Após denúncias, chefe do Banco Central argentino pede demissão
Fábrega, um funcionário apoiado pelos mercados, será substituído por um economista mais inclinado à esquerda
À crise da dívida da Argentina, que estourou em julho, se junta agora a renúncia do presidente do Banco Central, Juan Carlos Fábrega, em meio a tensões nos mercados por uma eventual desvalorização do peso. Fábrega, que assumiu o cargo em novembro, tinha trabalhado toda a vida na banca estatal, era amigo de sempre dos Kirchner e havia conquistado o apoio dos mercados como chefe da autoridade monetária. Mas na terça-feira a presidenta da Argentina, Cristina Kirchner, acusou em um ato público funcionários do Banco Central de serem cúmplices de operadores do mercado ilegal de câmbio e Fábrega durou menos de 24 horas no posto. Será substituído por um economista heterodoxo mais inclinado à esquerda, Alejandro Vanoli, que até agora presidia a Comissão Nacional de Valores.
Fábrega havia assumido o cargo no mesmo momento em que Argentina iniciava uma recessão que dá sinais de se aprofundar a partir da crise de dívida, pelo menos no setor industrial, segundo dados de agosto. Esse banqueiro de 65 anos cumpriria em princípio um papel secundário na gestão, atrás de quem assumia então o cargo de ministro da Economia, Axel Kicillof, um keynesiano de esquerda. Contudo, rapidamente Fábrega deixou sua função de pouco destaque para se tornar um funcionário importante que decidiu, em janeiro, a desvalorização do peso, a mesma que Cristina vinha evitando desde 2011 com controles cambiais.
Em fevereiro, promoveu um aumento das taxas de juros. Mas uma vez que controlou a depreciação do peso, começaram as desavenças com Kicillof, de 43 anos. O ministro ordenou a redução das taxas, quase não reduziu as subvenções à energia e resistiu a continuar desvalorizando a moeda no ritmo da inflação, como pretendia Fábrega.

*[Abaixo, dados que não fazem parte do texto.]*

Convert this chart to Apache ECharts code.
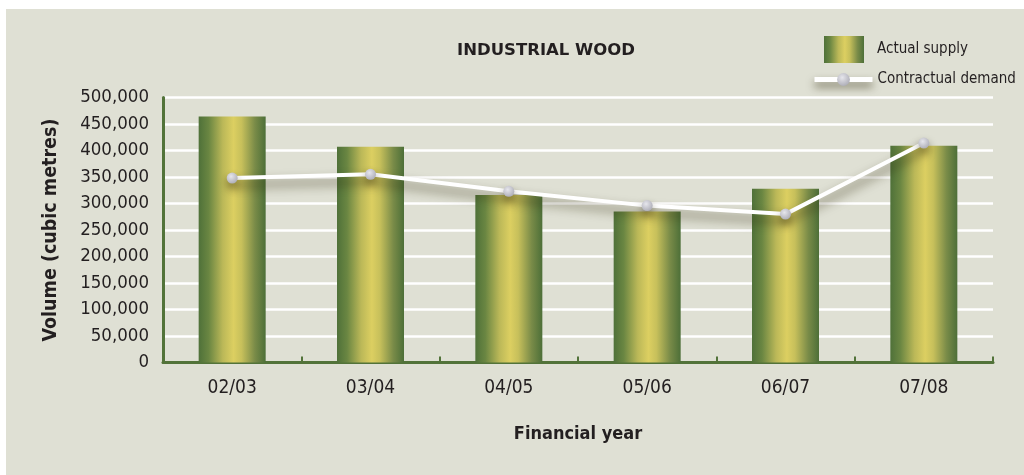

A saída de Fábrega é a segunda mudança de presidente do Banco Central da Argentina em menos de um ano
Mas o conflito que derivou na renúncia do chefe do Banco Central aconteceu nos últimos dias. Depois do bloqueio judicial dos EUA que impediu que a Argentina pagasse sua dívida, o dólar começou a subir nas cuevas, as casas de câmbio ilegais. A diferença entre as cotações da moeda norte-americana nesse mercado marginal e no oficial pulou de 50% para 85%. No primeiro, o dólar custa 15,65 pesos; no segundo, 8,45.
Um promotor denunciou na segunda-feira que funcionários do Banco Central haviam advertido as cuevas de que as autoridades iriam inspecioná-las. As cuevas funcionam em casas de cambio legais, corretoras de bolsa, agências de viagens e até nos bancos. A acusação do promotor foi repetida por Cristina em um ato no qual Fábrega se encontrava entre o público. No dia seguinte, o presidente do Banco Central apresentou sua demissão irrevogável.
A segunda mudança de autoridade monetária em menos de um ano reflete a crise econômica da Argentina, embora ainda não alcance as dimensões da que aconteceu por conta da Grande Recessão mundial de 2008/2009, e se parece menos ainda ao colapso de 2001. Mas a situação se complica e não por acaso na terça-feira Cristina denunciou que setores concentrados da economia querem acabar de forma prematura com o seu governo, que termina em dezembro de 2015. Por enquanto, a presidenta argentina confiará o Banco Central a Vanoli, de 44 anos, que como presidente da Comissão Nacional de Valores vinha aumentando as regulações da bolsa de valores e queria aprofundar o combate aos mercados paralelos de câmbio.